Wie jedem klar sein sollte, kommen künstliche Süßstoffe natürlich nicht nur in Getränken vor, sondern in einer ganzen Reihe von kalorienreduzierten Nahrungsmitteln. Und da inzwischen viele Menschen auf die Low carb Schiene umschwenken, finden sie sich natürlich auch in diesen Produkten (wo wollen Sie Süße herkriegen, wenn Sie Kohlenhydrate nicht verwenden dürfen?).
Noch besser ist es, wenn Sie Ihre Geschmacksknospen einfach umtrainieren und so Ihre Vorliebe für Süßigkeiten verlieren. Als ehemaliger Zucker Junkie, der früher Zucker mit Kaffee getrunken hat, kann ich Ihnen versichern, dass das relativ schnell geht. Wenn Sie Cold Turkey gehen, ist nach einigen Tagen der Heißhunger einfach verflogen.
Wie das geht? Essen Sie fermentierte Lebensmittel wie Sauerkraut, oder trinken Sie Wasser mit etwas Zitronen- oder Limettensaft. Der saure Geschmack nimmt Ihnen die Lust auf Süßes. Auch schwarzer Kaffee hat diesen Effekt (aber nehmen Sie das jetzt bitte nicht zum Anlass, becherweise Kaffee zu trinken).

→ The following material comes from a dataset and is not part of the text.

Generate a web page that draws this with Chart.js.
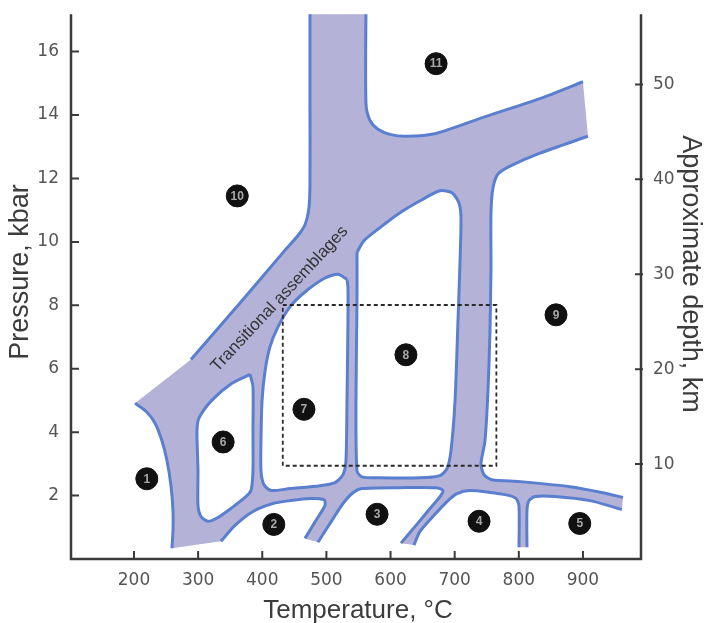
<!DOCTYPE html>
<html lang="en">
<head>
<meta charset="UTF-8">
<title>Metamorphic facies</title>
<script src="https://cdn.jsdelivr.net/npm/chart.js"></script>
<style>
  body { margin: 0; background: #fff; }
</style>
</head>
<body>
<canvas id="facies" width="706" height="623"></canvas>
<script>
// axes
const tempTicks = [200, 300, 400, 500, 600, 700, 800, 900];
const pressTicks = [2, 4, 6, 8, 10, 12, 14, 16];
const depthTicks = [10, 20, 30, 40, 50];
const tempRange = [101.8, 990.5];
const pressRange = [0, 17.18];
const depthMax = 57.4;

// numbered fields (T degC, P kbar)
const fieldNo = ['1', '2', '3', '4', '5', '6', '7', '8', '9', '10', '11'];
const fieldT = [220, 418, 579, 738, 895, 339, 465, 624, 858, 361, 671];
const fieldP = [2.53, 1.09, 1.41, 1.19, 1.12, 3.69, 4.72, 6.44, 7.70, 11.45, 15.62];

// dashed box
const boxT = [432, 765];
const boxP = [2.94, 8.01];

// boundaries of the open fields, walked round the band clockwise
const edge10 = [[288.9,6.29],[365.3,8.07],[433.9,9.70],[455.7,10.20],[466.6,10.54],[472.8,11.08],[474.4,11.86],[474.4,14.36],[474.4,17.5]];
const edge11 = [[561.7,17.5],[561.7,14.36],[567.9,13.83],[580.4,13.55],[599.1,13.39],[624.1,13.33],[670.8,13.42],[748.8,13.96],[833.0,14.52],[900.0,15.05]];
const edge9 = [[907.8,13.33],[833.0,12.80],[786.2,12.39],[767.5,12.14],[759.7,11.70],[756.6,10.92],[756.6,9.14],[755.0,7.16],[751.9,5.29],[747.2,3.72],[741.0,3.00],[745.7,2.66],[758.2,2.50],[801.8,2.44],[879.8,2.28],[931.2,2.09],[962.4,1.94]];
const edge5 = [[960.8,1.56],[910.9,1.84],[856.4,1.97],[825.2,1.97],[815.8,1.84],[812.7,1.53],[812.7,0.37]];
const edge4 = [[800.3,0.37],[800.3,1.66],[795.6,1.91],[778.4,2.03],[723.9,2.16],[703.6,2.06],[688.0,1.81],[669.3,1.41],[645.9,0.87],[636.5,0.44]];
const edge3 = [[616.3,0.50],[639.7,1.06],[661.5,1.59],[677.1,1.97],[681.8,2.16],[670.8,2.25],[614.7,2.25],[555.5,2.22],[541.4,2.09],[525.9,1.75],[508.7,1.22],[486.9,0.53]];
const edge2 = [[466.6,0.65],[483.8,1.22],[497.8,1.69],[496.2,1.87],[474.4,1.91],[443.2,1.84],[416.7,1.75],[385.5,1.50],[357.5,1.06],[335.6,0.56]];
const edge1 = [[259.2,0.34],[260.8,0.90],[260.8,1.53],[257.7,2.31],[251.5,3.10],[243.7,3.72],[232.7,4.29],[218.7,4.66],[201.6,4.91]];

// closed fields inside the band
const cell6 = [[380.9,5.82],[352.8,5.54],[321.6,5.01],[301.3,4.44],[298.2,4.03],[299.8,2.78],[299.8,1.69],[304.5,1.34],[315.4,1.19],[331.0,1.31],[352.8,1.62],[373.1,1.94],[382.4,2.16],[385.5,2.78],[385.5,4.03],[385.5,5.44]];
const cell7 = [[532.1,8.82],[518.1,8.98],[497.8,8.86],[466.6,8.42],[443.2,7.95],[424.5,7.32],[412.0,6.69],[404.2,5.91],[399.6,4.97],[398.0,3.72],[398.0,2.78],[402.7,2.34],[413.6,2.16],[443.2,2.22],[490.0,2.31],[513.4,2.41],[525.9,2.66],[530.5,3.10],[532.1,4.97],[533.6,7.48],[533.6,8.57]];
const cell8 = [[547.7,9.67],[558.6,10.04],[583.5,10.45],[614.7,10.92],[649.0,11.33],[677.1,11.61],[695.8,11.55],[706.7,11.23],[709.8,10.76],[708.3,9.36],[705.1,7.48],[700.5,4.97],[694.2,3.41],[688.0,2.85],[677.1,2.63],[645.9,2.56],[583.5,2.56],[555.5,2.59],[547.7,2.78],[546.1,4.97],[547.7,8.10]];

const bandLabelAt = [427, 8.2];

const LAV = '#b5b2d8';
const BLUE = '#5a7fcf';
const AXIS = '#3a3a3a';
const TENSION = 0.25;

const pts = a => a.map(([x, y]) => ({x, y}));
const closed = a => pts(a.concat([a[0]]));
const band = [].concat(edge10, edge11, edge9, edge5, edge4, edge3, edge2, edge1);

const datasets = [];
// the lavender band: straight caps, so no tension here
datasets.push({
    data: pts(band), showLine: true, fill: 'shape', backgroundColor: LAV,
    borderColor: 'rgba(0,0,0,0)', borderWidth: 0, pointRadius: 0, tension: 0, order: 5
});
[cell6, cell7, cell8].forEach(c => datasets.push({
    data: closed(c), showLine: true, fill: 'shape', backgroundColor: '#fff',
    borderColor: BLUE, borderWidth: 3, pointRadius: 0, tension: TENSION, order: 4
}));
[edge10, edge11, edge9, edge5, edge4, edge3, edge2, edge1].forEach(e => datasets.push({
    data: pts(e), showLine: true, fill: false, borderColor: BLUE, borderWidth: 3,
    pointRadius: 0, tension: TENSION, order: 3
}));
datasets.push({
    data: pts([[boxT[0], boxP[1]], [boxT[1], boxP[1]], [boxT[1], boxP[0]], [boxT[0], boxP[0]], [boxT[0], boxP[1]]]),
    showLine: true, fill: false, borderColor: '#2a2a2a', borderWidth: 1.8, borderDash: [4, 3],
    pointRadius: 0, order: 2
});
const markerIndex = datasets.length;
datasets.push({
    data: fieldT.map((t, i) => ({x: t, y: fieldP[i]})),
    showLine: false, pointRadius: 11, pointHoverRadius: 11,
    pointBackgroundColor: '#111', pointBorderColor: '#111', order: 1
});

const tickFont = {family: '"DejaVu Sans", sans-serif', size: 17};
const setTicks = list => scale => { scale.ticks = list.map(v => ({value: v})); };

const decorations = {
    id: 'decorations',
    afterDatasetsDraw(chart) {
        const {ctx, chartArea: a, scales: {x, y, y2}} = chart;
        ctx.save();

        // frame and inward ticks
        ctx.strokeStyle = AXIS;
        ctx.lineWidth = 2.5;
        ctx.beginPath();
        ctx.moveTo(a.left, a.top);
        ctx.lineTo(a.left, a.bottom);
        ctx.lineTo(a.right, a.bottom);
        ctx.lineTo(a.right, a.top);
        ctx.stroke();
        ctx.lineWidth = 2;
        ctx.beginPath();
        tempTicks.forEach(v => {
            const px = x.getPixelForValue(v);
            ctx.moveTo(px, a.bottom); ctx.lineTo(px, a.bottom - 8);
        });
        pressTicks.forEach(v => {
            const py = y.getPixelForValue(v);
            ctx.moveTo(a.left, py); ctx.lineTo(a.left + 8, py);
        });
        depthTicks.forEach(v => {
            const py = y2.getPixelForValue(v);
            ctx.moveTo(a.right - 6, py); ctx.lineTo(a.right + 2, py);
        });
        ctx.stroke();

        // numbers in the circles
        ctx.fillStyle = '#a8a8a8';
        ctx.font = 'bold 12px "Liberation Sans", Arial, sans-serif';
        ctx.textAlign = 'center';
        ctx.textBaseline = 'middle';
        chart.getDatasetMeta(markerIndex).data.forEach((p, i) => {
            ctx.fillText(fieldNo[i], p.x, p.y + 0.5);
        });

        // band label
        ctx.save();
        ctx.translate(x.getPixelForValue(bandLabelAt[0]), y.getPixelForValue(bandLabelAt[1]));
        ctx.rotate(-47 * Math.PI / 180);
        ctx.fillStyle = '#333';
        ctx.font = '17px "Liberation Sans", Arial, sans-serif';
        ctx.fillText('Transitional assemblages', 0, 0);
        ctx.restore();

        // axis titles
        ctx.fillStyle = '#3c3c3c';
        ctx.font = '26px "Liberation Sans", Arial, sans-serif';
        ctx.textBaseline = 'alphabetic';
        ctx.fillText('Temperature, °C', 358, 618);

        ctx.font = '27px "Liberation Sans", Arial, sans-serif';
        ctx.save();
        ctx.translate(28, 272);
        ctx.rotate(-Math.PI / 2);
        ctx.fillText('Pressure, kbar', 0, 0);
        ctx.restore();

        ctx.save();
        ctx.translate(683, 274);
        ctx.rotate(Math.PI / 2);
        ctx.fillText('Approximate depth, km', 0, 0);
        ctx.restore();

        ctx.restore();
    }
};

new Chart(document.getElementById('facies'), {
    type: 'scatter',
    data: {datasets},
    options: {
        responsive: false,
        animation: false,
        events: [],
        layout: {padding: {top: 10, left: 0, right: 0, bottom: 0}},
        plugins: {legend: {display: false}, tooltip: {enabled: false}},
        scales: {
            x: {
                type: 'linear', min: tempRange[0], max: tempRange[1],
                grid: {display: false}, border: {display: false},
                afterBuildTicks: setTicks(tempTicks),
                afterFit: s => { s.height = 64; },
                ticks: {font: tickFont, color: '#555', padding: 3}
            },
            y: {
                type: 'linear', position: 'left', min: pressRange[0], max: pressRange[1],
                grid: {display: false}, border: {display: false},
                afterBuildTicks: setTicks(pressTicks),
                afterFit: s => { s.width = 71; },
                ticks: {font: tickFont, color: '#555', padding: 4}
            },
            y2: {
                type: 'linear', position: 'right', min: 0, max: depthMax,
                grid: {display: false}, border: {display: false},
                afterBuildTicks: setTicks(depthTicks),
                afterFit: s => { s.width = 65; },
                ticks: {font: tickFont, color: '#555', padding: 4}
            }
        }
    },
    plugins: [decorations]
});
</script>
</body>
</html>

(1) http://www.dge.de/wissenschaft/weitere-publikationen/fachinformationen/suessstoffe-in-der-ernaehrung/
(2) Low-calorie sweetener use and energy balance: Results from experimental studies in animals, and large-scale prospective studies in humans. https://www.ncbi.nlm.nih.gov/pubmed/27129676
(3) https://www.easd.org/virtualmeeting/home.html#!resources/impact-of-artificial-sweeteners-on-glycaemic-control-in-healthy-humans
(4) Low-Dose Aspartame Consumption Differentially Affects Gut Microbiota-Host Metabolic Interactions in the Diet-Induced Obese Rat https://www.ncbi.nlm.nih.gov/pmc/articles/PMC4197030/
(5) Artificial sweeteners induce glucose intolerance by altering the gut microbiota https://www.nature.com/nature/journal/vaop/ncurrent/pdf/nature13793.pdf
(6) Artificial sweeteners produce the counterintuitive effect of inducing metabolic derangements http://www.cell.com/trends/endocrinology-metabolism/fulltext/S1043-2760(13)00087-8
(7) Aspartame intake is associated with greater glucose intolerance in individuals with obesity. https://www.ncbi.nlm.nih.gov/pubmed/27216413
(8) https://www.scientificamerican.com/article/sugar-substitutes-linked-to-obesity1/
(9) Integration of Sweet Taste and Metabolism Determines Carbohydrate Reward. https://www.ncbi.nlm.nih.gov/pubmed/28803868
(10) http://www.medicaldaily.com/why-sugar-substitutes-are-not-helping-you-lose-weight-421382
Hallo Frau Dr. Bendig,
wg. Diabetes seit 2005 schlucke ich seit dieser Zeit Stevia statt Zucker. Hoffentlich zählen Sie Stevia nicht zu den Süßstoffen!
mfg Manne
Nein, tue ich nicht. Vor allem wäre es kein künstlicher Süßstoff.